Giulia continuò a guardarla senza dire nulla.
“ Non si ricorda di me ? Sono Sonia. Sonia Paggi. Ci siamo conosciute in ospedale.”
“ In ospedale ?”
“ Sì… scusi ancora… mi rendo conto che non è un argomento piacevole… e poi sono passati pochi mesi. Lei non sta ancora bene, vero ?”
“ Lei conosce Emanuela ? E mi ha conosciuta in ospedale ?   Dove ?”
“ Non se lo ricorda ? Giulia, si sente bene ? Cosa le è successo ?”
“ Io .. non lo so. Sono stata male. Mio marito mi ha riportata a casa … ma non mi ricordo nulla… in ospedale dove ? Quando ?”

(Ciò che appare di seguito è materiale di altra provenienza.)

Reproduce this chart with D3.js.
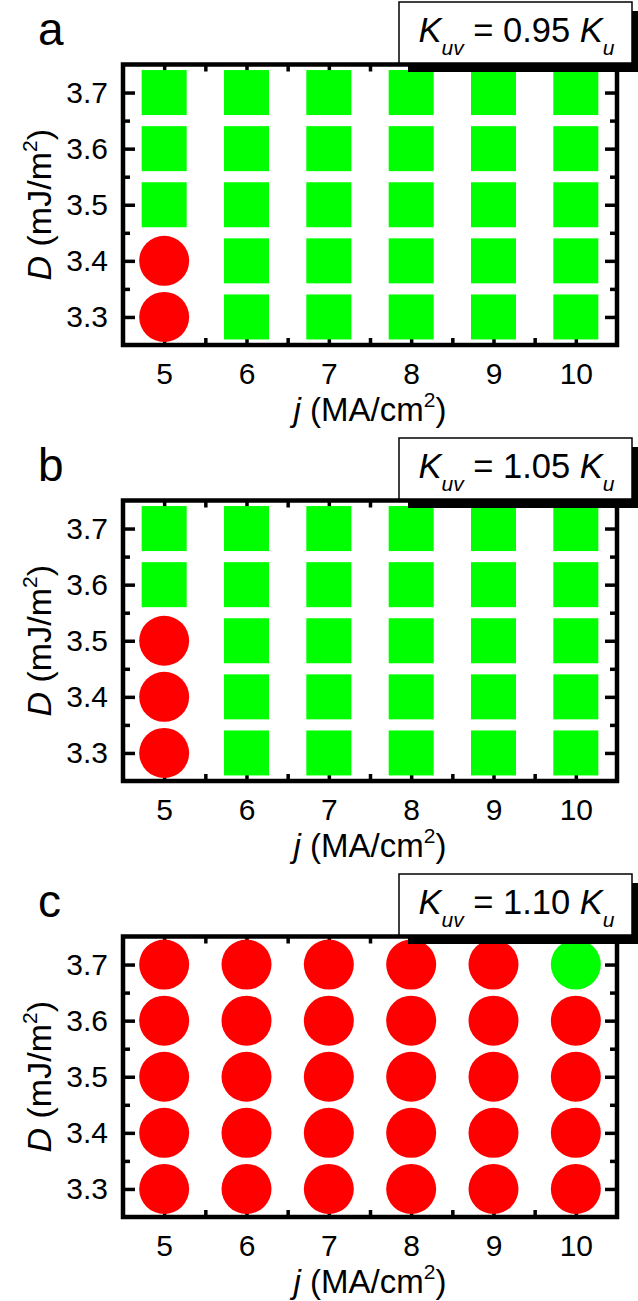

La donna smise di sorridere. “ Suo marito è l’uomo in compagnia dell’avvocato Feltre ?”
“ Sì.”
“ Allora mi ascolti con attenzione,” disse la donna. Il tono della voce era cambiato. Si sentiva l’urgenza.  “ Quando torna suo marito io smetterò di parlare e farò finta di non conoscerla. Credo che stia succedendo qualcosa di poco chiaro. Io lavoro con l’avvocato Clerici. Sono il ponte tra lo studio legale e l’associazione della dottoressa Sala. E per quanto ne so, lei ora dovrebbe essere molto lontana da qui, in Sudafrica, con Emanuela. Non so cosa sia successo, ma è chiaro che lei ha bisogno di aiuto. Ci siamo conosciute all’ospedale di Gallarate, quando lei ha avuto l’aborto. A gennaio. Poi ci siamo riviste nello studio di Martina. L’avvocato Clerici. Era tutto pronto, Emanuela aveva sistemato tutto …  ma lei non ricorda niente ?”

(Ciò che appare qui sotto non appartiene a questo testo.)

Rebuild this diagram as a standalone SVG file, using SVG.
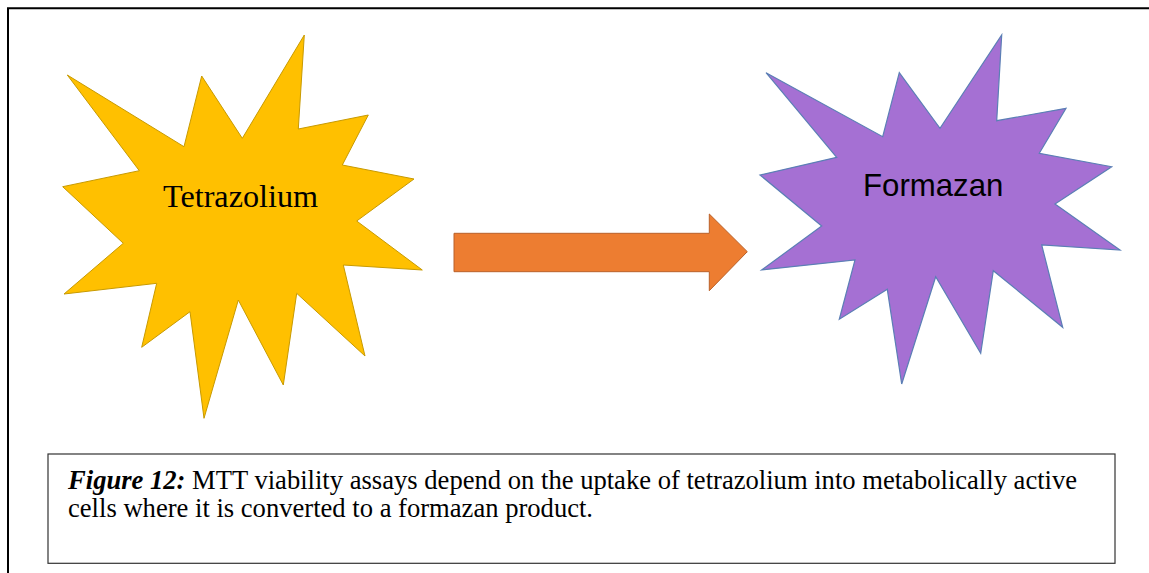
<svg xmlns="http://www.w3.org/2000/svg" width="1149" height="573" viewBox="0 0 1149 573">
<style>
.frame{fill:none;stroke:#000;stroke-width:2}
.yellow{fill:#FFC000;stroke:#C89A00;stroke-width:1}
.purple{fill:#A570D3;stroke:#5B7FB5;stroke-width:1.2}
.arrow{fill:#ED7D31;stroke:#B9612A;stroke-width:1}
.caption{fill:#fff;stroke:#333;stroke-width:1.2}
.serif{font-family:"Liberation Serif","Times New Roman",serif;fill:#000}
.sans{font-family:"Liberation Sans",Arial,sans-serif;fill:#000}
</style>
<rect width="1149" height="573" fill="#fff"/>
<path class="frame" d="M8,574 L8,8.3 L1150,8.3"/>
<g id="tetrazolium">
<polygon class="yellow" points="304.3,35 298.3,129 368.3,115 342.3,165 414,179 356.7,221 422.3,270 343.3,265 365,356 296.7,293.3 283.3,385 238.3,300 204,418.3 190,311.7 141.7,347.3 156.7,283.3 64,294 123.3,243.3 62.7,186.7 139.3,170.7 67.3,75 184,146.7 201.7,76 242.3,138.3"/>
<text class="serif" x="163" y="206.5" font-size="32.2">Tetrazolium</text>
</g>
<g id="formazan">
<polygon class="purple" points="1001.7,35 996.7,120.7 1066,108.3 1039.3,153.3 1111.7,166.7 1055,204 1120,250 1041.7,245 1062.7,327.3 993.3,270.7 980.7,353.3 935.7,276.7 901.7,384 887.3,289.3 839.3,319.3 855,260 761.7,270 821.7,226 760,175 836.7,157.3 766,72.7 882.7,136.7 899.3,72.7 940,128.3"/>
<text class="sans" x="863" y="196" font-size="31.2">Formazan</text>
</g>
<g id="connectors">
<polygon class="arrow" points="454,233.3 709.3,233.3 709.3,214 747.3,251.7 709.3,290.7 709.3,271.7 454,271.7"/>
</g>
<g id="caption">
<rect class="caption" x="48" y="454" width="1067" height="109.3"/>
<text class="serif" x="68" y="488.5" font-size="26.6"><tspan font-weight="bold" font-style="italic">Figure 12:</tspan> MTT viability assays depend on the uptake of tetrazolium into metabolically active</text>
<text class="serif" x="68" y="517" font-size="26.6">cells where it is converted to a formazan product.</text>
</g>
</svg>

Giulia non la stava più ascoltando. L’incidente. A gennaio. Emanuela. Il Sudafrica. Cosa stava dicendo quella donna ?
“ Giulia, Giulia ! Mi ascolti !”
Ma lei stava scivolando lentamente giù dalla sedia. Vide il volto della donna sdoppiarsi, poi non vide più nulla.

“ Giulia … cara, stai meglio ?”
Lei sentì la voce di Cesare e riaprì lentamente gli occhi. Era sdraiata sul pavimento con qualcosa di morbido sotto la testa. Cosa diavolo sta succedendo, si chiese mentalmente. Dietro Cesare vide il volto di Carla Feltre, l’espressione chiaramente disgustata,  e accanto quello della donna che l’aveva così turbata. Nei suoi occhi ora c’era uno sguardo strano, come … un allarme. Sì, un allarme. Era come se cercasse di dirle qualcosa senza parlare, qualcosa di terribilmente importante.

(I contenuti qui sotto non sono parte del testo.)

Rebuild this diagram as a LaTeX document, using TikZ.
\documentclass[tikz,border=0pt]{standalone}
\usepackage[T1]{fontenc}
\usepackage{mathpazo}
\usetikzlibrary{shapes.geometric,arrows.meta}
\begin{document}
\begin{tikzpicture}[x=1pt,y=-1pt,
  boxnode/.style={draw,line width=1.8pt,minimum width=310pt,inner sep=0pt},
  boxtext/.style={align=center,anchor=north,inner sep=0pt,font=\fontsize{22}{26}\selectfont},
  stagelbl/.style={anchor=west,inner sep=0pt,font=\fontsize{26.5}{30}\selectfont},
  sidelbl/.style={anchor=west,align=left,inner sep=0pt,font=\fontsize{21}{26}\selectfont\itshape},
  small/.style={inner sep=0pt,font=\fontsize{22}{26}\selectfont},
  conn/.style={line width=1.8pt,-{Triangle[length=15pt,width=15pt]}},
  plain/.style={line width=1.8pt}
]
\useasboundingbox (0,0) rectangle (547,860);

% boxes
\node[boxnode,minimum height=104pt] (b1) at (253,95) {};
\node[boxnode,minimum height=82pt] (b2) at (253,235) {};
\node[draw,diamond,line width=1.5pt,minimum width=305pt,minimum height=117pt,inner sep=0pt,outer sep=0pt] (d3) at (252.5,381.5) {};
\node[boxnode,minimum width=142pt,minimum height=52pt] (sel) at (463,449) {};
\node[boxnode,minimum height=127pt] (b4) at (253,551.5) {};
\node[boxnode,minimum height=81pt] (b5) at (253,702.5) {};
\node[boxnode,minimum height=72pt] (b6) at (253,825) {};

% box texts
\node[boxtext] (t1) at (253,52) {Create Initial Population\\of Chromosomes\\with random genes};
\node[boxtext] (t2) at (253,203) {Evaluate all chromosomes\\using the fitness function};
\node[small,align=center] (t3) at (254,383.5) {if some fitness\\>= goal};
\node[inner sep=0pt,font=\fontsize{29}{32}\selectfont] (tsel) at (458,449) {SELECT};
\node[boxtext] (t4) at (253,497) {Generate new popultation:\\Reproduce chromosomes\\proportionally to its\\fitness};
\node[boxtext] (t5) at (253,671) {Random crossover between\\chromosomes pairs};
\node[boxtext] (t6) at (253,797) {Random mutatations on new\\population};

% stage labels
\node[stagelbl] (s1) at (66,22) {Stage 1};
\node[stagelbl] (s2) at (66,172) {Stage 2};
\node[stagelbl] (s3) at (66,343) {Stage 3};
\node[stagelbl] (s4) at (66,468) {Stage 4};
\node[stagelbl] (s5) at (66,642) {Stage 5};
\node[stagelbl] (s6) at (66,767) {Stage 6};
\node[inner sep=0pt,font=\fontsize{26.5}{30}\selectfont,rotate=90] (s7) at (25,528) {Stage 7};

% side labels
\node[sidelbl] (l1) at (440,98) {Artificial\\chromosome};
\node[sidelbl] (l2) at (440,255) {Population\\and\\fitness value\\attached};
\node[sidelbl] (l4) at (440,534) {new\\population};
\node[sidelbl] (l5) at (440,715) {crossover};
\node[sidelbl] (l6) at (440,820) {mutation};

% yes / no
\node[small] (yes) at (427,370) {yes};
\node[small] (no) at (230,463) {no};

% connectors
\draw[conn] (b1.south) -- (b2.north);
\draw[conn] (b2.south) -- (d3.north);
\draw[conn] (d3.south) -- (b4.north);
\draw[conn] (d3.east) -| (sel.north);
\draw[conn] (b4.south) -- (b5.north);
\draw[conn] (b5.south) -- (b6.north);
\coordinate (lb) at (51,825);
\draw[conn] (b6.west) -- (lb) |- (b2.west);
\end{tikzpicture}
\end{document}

“ Devi essere svenuta per il caldo,” continuò lui,      “ non dovevo portarti a Milano, ti sei stancata troppo. Scusami, ora torniamo a casa e potrai riposarti.”
“ Forse dovrebbe chiamare un medico,” intervenne la donna.
“ Non è necessario. Mia moglie è in convalescenza e si è affaticata troppo. Appena saremo a casa si sentirà meglio.” L’aiutò a rialzarsi e le fece bere un po’ d’acqua. Si congedò rapidamente dalla collega e raccolse la valigetta con i soldi. Mentre Cesare infilava alcune cartelline nella tasca esterna della ventiquattrore, la donna con i lunghi capelli castani le strinse un polso, mentre con l’altra mano le infilava qualcosa tra il palmo e le dita.
Istintivamente, Giulia strinse il pugno.

Le parole della donna le giravano in testa confusamente. C’era qualcosa, qualcosa che la sconosciuta aveva detto che le dava fastidio, come il rumore della goccia da un rubinetto che perde, ma non riusciva a concentrarsi. Con un ultimo, faticosissimo sforzo, infilò il bigliettino di carta tra la pelle e l’elastico delle mutandine e si lasciò cadere sul sedile della macchina.